>> start

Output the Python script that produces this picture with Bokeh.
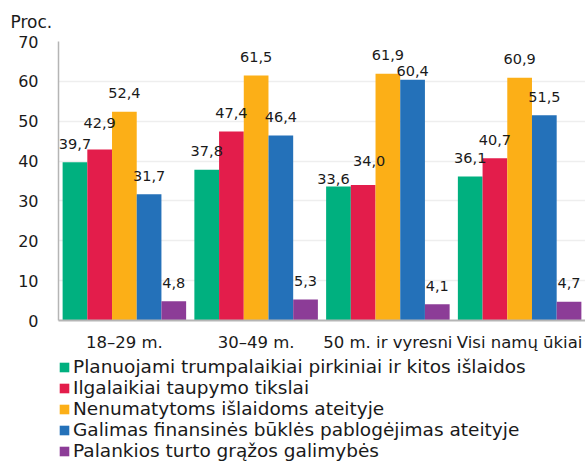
from bokeh.plotting import figure
from bokeh.layouts import column
from bokeh.models import ColumnDataSource, Legend, LegendItem, FactorRange, Range1d, FixedTicker
from bokeh.transform import dodge
from bokeh.core.properties import value
from bokeh.embed import file_html
from bokeh.resources import INLINE

# ---- data ----
categories = ["18–29 m.", "30–49 m.", "50 m. ir vyresni", "Visi namų ūkiai"]
series_names = [
    "Planuojami trumpalaikiai pirkiniai ir kitos išlaidos",
    "Ilgalaikiai taupymo tikslai",
    "Nenumatytoms išlaidoms ateityje",
    "Galimas finansinės būklės pablogėjimas ateityje",
    "Palankios turto grąžos galimybės",
]
planuojami = [39.7, 37.8, 33.6, 36.1]
ilgalaikiai = [42.9, 47.4, 34.0, 40.7]
nenumatytoms = [52.4, 61.5, 61.9, 60.9]
galimas = [31.7, 46.4, 60.4, 51.5]
palankios = [4.8, 5.3, 4.1, 4.7]
y_ticks = [0, 10, 20, 30, 40, 50, 60, 70]
y_axis_title = "Proc."

# ---- styling ----
colors = ["#00B07F", "#E31D4B", "#FCAF17", "#2471B9", "#8C3C97"]
FONT = "DejaVu Sans"
TXT = "#1a1a1a"
bar_w = 0.1875
offsets = [-2 * bar_w, -bar_w, 0.0, bar_w, 2 * bar_w]
# label nudges (dx, dy in px) to avoid overlaps, as in the reference
nudges = {(0, 1): (0, -8), (2, 0): (-5, 11), (2, 1): (6, -5), (2, 3): (0, 10)}

all_series = [planuojami, ilgalaikiai, nenumatytoms, galimas, palankios]
keys = ["s0", "s1", "s2", "s3", "s4"]
data = {"cat": categories}
for k, s in zip(keys, all_series):
    data[k] = s
src = ColumnDataSource(data)

p = figure(x_range=FactorRange(*categories), y_range=Range1d(0, 70),
           frame_width=527, frame_height=279, output_backend="svg", toolbar_location=None,
           min_border_left=58, min_border_right=0, min_border_top=41, min_border_bottom=0)
p.outline_line_color = None
p.background_fill_color = "white"
p.border_fill_color = "white"

for i, (k, s) in enumerate(zip(keys, all_series)):
    p.vbar(x=dodge("cat", offsets[i], range=p.x_range), top=k, width=bar_w,
           source=src, fill_color=colors[i], line_color=None)

for i, s in enumerate(all_series):
    xo = [nudges.get((j, i), (0, 0))[0] for j in range(len(categories))]
    yo = [-18.5 + nudges.get((j, i), (0, 0))[1] for j in range(len(categories))]
    lsrc = ColumnDataSource(dict(cat=categories, v=s,
                                 lbl=[f"{v:.1f}".replace(".", ",") for v in s],
                                 xo=xo, yo=yo))
    p.text(x=dodge("cat", offsets[i], range=p.x_range), y="v", text="lbl",
           x_offset="xo", y_offset="yo", source=lsrc,
           text_font=value(FONT), text_font_size="14.5px", text_color=TXT,
           text_align="center", text_baseline="middle")

p.yaxis.ticker = FixedTicker(ticks=y_ticks)
for ax in (p.xaxis, p.yaxis):
    ax.axis_line_color = "#b5b5b5"
    ax.major_tick_line_color = None
    ax.minor_tick_line_color = None
    ax.major_label_text_font = FONT
    ax.major_label_text_color = TXT
p.yaxis.major_label_text_font_size = "16px"
p.xaxis.major_label_text_font_size = "16.5px"
p.xaxis.axis_line_width = 2
p.yaxis.axis_line_width = 1.5
p.yaxis.major_label_standoff = 14
p.xaxis.major_label_standoff = 6
p.xgrid.grid_line_color = None
p.ygrid.grid_line_color = "#eeeeee"
p.ygrid.grid_line_width = 1.5

p.title.text = y_axis_title
p.title.text_font = FONT
p.title.text_font_size = "17px"
p.title.text_font_style = "normal"
p.title.text_color = TXT
p.title.align = "left"
p.title.offset = -48
p.title.standoff = 19

# ---- legend panel (separate small figure below the chart) ----
# zero-width bars from the same data: invisible, they only carry the legend swatches
pl = figure(width=585, height=109, x_range=FactorRange(*categories), y_range=Range1d(0, 70),
            x_axis_type=None, y_axis_type=None, output_backend="svg", toolbar_location=None,
            min_border_left=45, min_border_top=2, min_border_right=0, min_border_bottom=0)
pl.outline_line_color = None
pl.background_fill_color = "white"
pl.border_fill_color = "white"
leg_renderers = [pl.vbar(x="cat", top=k, width=0, source=src, fill_color=c, line_color=None)
                 for k, c in zip(keys, colors)]
legend = Legend(items=[LegendItem(label=n, renderers=[r]) for n, r in zip(series_names, leg_renderers)],
                location="top_left", orientation="vertical",
                label_text_font=FONT, label_text_font_size="18.5px", label_text_color=TXT,
                glyph_width=12, glyph_height=12, label_standoff=3, spacing=0,
                padding=0, margin=0, border_line_color=None, background_fill_alpha=0)
pl.add_layout(legend, "center")

layout = column(p, pl, spacing=0)
open("out.html", "w").write(file_html(layout, INLINE))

>> end

■ SHORT PROBLEM
Make an exact reproduction of the listing above, without any pictures.

■ WORKED ANSWER
Output the Python script that produces this picture with Bokeh.
from bokeh.plotting import figure
from bokeh.layouts import column
from bokeh.models import ColumnDataSource, Legend, LegendItem, FactorRange, Range1d, FixedTicker
from bokeh.transform import dodge
from bokeh.core.properties import value
from bokeh.embed import file_html
from bokeh.resources import INLINE

# ---- data ----
categories = ["18–29 m.", "30–49 m.", "50 m. ir vyresni", "Visi namų ūkiai"]
series_names = [
    "Planuojami trumpalaikiai pirkiniai ir kitos išlaidos",
    "Ilgalaikiai taupymo tikslai",
    "Nenumatytoms išlaidoms ateityje",
    "Galimas finansinės būklės pablogėjimas ateityje",
    "Palankios turto grąžos galimybės",
]
planuojami = [39.7, 37.8, 33.6, 36.1]
ilgalaikiai = [42.9, 47.4, 34.0, 40.7]
nenumatytoms = [52.4, 61.5, 61.9, 60.9]
galimas = [31.7, 46.4, 60.4, 51.5]
palankios = [4.8, 5.3, 4.1, 4.7]
y_ticks = [0, 10, 20, 30, 40, 50, 60, 70]
y_axis_title = "Proc."

# ---- styling ----
colors = ["#00B07F", "#E31D4B", "#FCAF17", "#2471B9", "#8C3C97"]
FONT = "DejaVu Sans"
TXT = "#1a1a1a"
bar_w = 0.1875
offsets = [-2 * bar_w, -bar_w, 0.0, bar_w, 2 * bar_w]
# label nudges (dx, dy in px) to avoid overlaps, as in the reference
nudges = {(0, 1): (0, -8), (2, 0): (-5, 11), (2, 1): (6, -5), (2, 3): (0, 10)}

all_series = [planuojami, ilgalaikiai, nenumatytoms, galimas, palankios]
keys = ["s0", "s1", "s2", "s3", "s4"]
data = {"cat": categories}
for k, s in zip(keys, all_series):
    data[k] = s
src = ColumnDataSource(data)

p = figure(x_range=FactorRange(*categories), y_range=Range1d(0, 70),
           frame_width=527, frame_height=279, output_backend="svg", toolbar_location=None,
           min_border_left=58, min_border_right=0, min_border_top=41, min_border_bottom=0)
p.outline_line_color = None
p.background_fill_color = "white"
p.border_fill_color = "white"

for i, (k, s) in enumerate(zip(keys, all_series)):
    p.vbar(x=dodge("cat", offsets[i], range=p.x_range), top=k, width=bar_w,
           source=src, fill_color=colors[i], line_color=None)

for i, s in enumerate(all_series):
    xo = [nudges.get((j, i), (0, 0))[0] for j in range(len(categories))]
    yo = [-18.5 + nudges.get((j, i), (0, 0))[1] for j in range(len(categories))]
    lsrc = ColumnDataSource(dict(cat=categories, v=s,
                                 lbl=[f"{v:.1f}".replace(".", ",") for v in s],
                                 xo=xo, yo=yo))
    p.text(x=dodge("cat", offsets[i], range=p.x_range), y="v", text="lbl",
           x_offset="xo", y_offset="yo", source=lsrc,
           text_font=value(FONT), text_font_size="14.5px", text_color=TXT,
           text_align="center", text_baseline="middle")

p.yaxis.ticker = FixedTicker(ticks=y_ticks)
for ax in (p.xaxis, p.yaxis):
    ax.axis_line_color = "#b5b5b5"
    ax.major_tick_line_color = None
    ax.minor_tick_line_color = None
    ax.major_label_text_font = FONT
    ax.major_label_text_color = TXT
p.yaxis.major_label_text_font_size = "16px"
p.xaxis.major_label_text_font_size = "16.5px"
p.xaxis.axis_line_width = 2
p.yaxis.axis_line_width = 1.5
p.yaxis.major_label_standoff = 14
p.xaxis.major_label_standoff = 6
p.xgrid.grid_line_color = None
p.ygrid.grid_line_color = "#eeeeee"
p.ygrid.grid_line_width = 1.5

p.title.text = y_axis_title
p.title.text_font = FONT
p.title.text_font_size = "17px"
p.title.text_font_style = "normal"
p.title.text_color = TXT
p.title.align = "left"
p.title.offset = -48
p.title.standoff = 19

# ---- legend panel (separate small figure below the chart) ----
# zero-width bars from the same data: invisible, they only carry the legend swatches
pl = figure(width=585, height=109, x_range=FactorRange(*categories), y_range=Range1d(0, 70),
            x_axis_type=None, y_axis_type=None, output_backend="svg", toolbar_location=None,
            min_border_left=45, min_border_top=2, min_border_right=0, min_border_bottom=0)
pl.outline_line_color = None
pl.background_fill_color = "white"
pl.border_fill_color = "white"
leg_renderers = [pl.vbar(x="cat", top=k, width=0, source=src, fill_color=c, line_color=None)
                 for k, c in zip(keys, colors)]
legend = Legend(items=[LegendItem(label=n, renderers=[r]) for n, r in zip(series_names, leg_renderers)],
                location="top_left", orientation="vertical",
                label_text_font=FONT, label_text_font_size="18.5px", label_text_color=TXT,
                glyph_width=12, glyph_height=12, label_standoff=3, spacing=0,
                padding=0, margin=0, border_line_color=None, background_fill_alpha=0)
pl.add_layout(legend, "center")

layout = column(p, pl, spacing=0)
open("out.html", "w").write(file_html(layout, INLINE))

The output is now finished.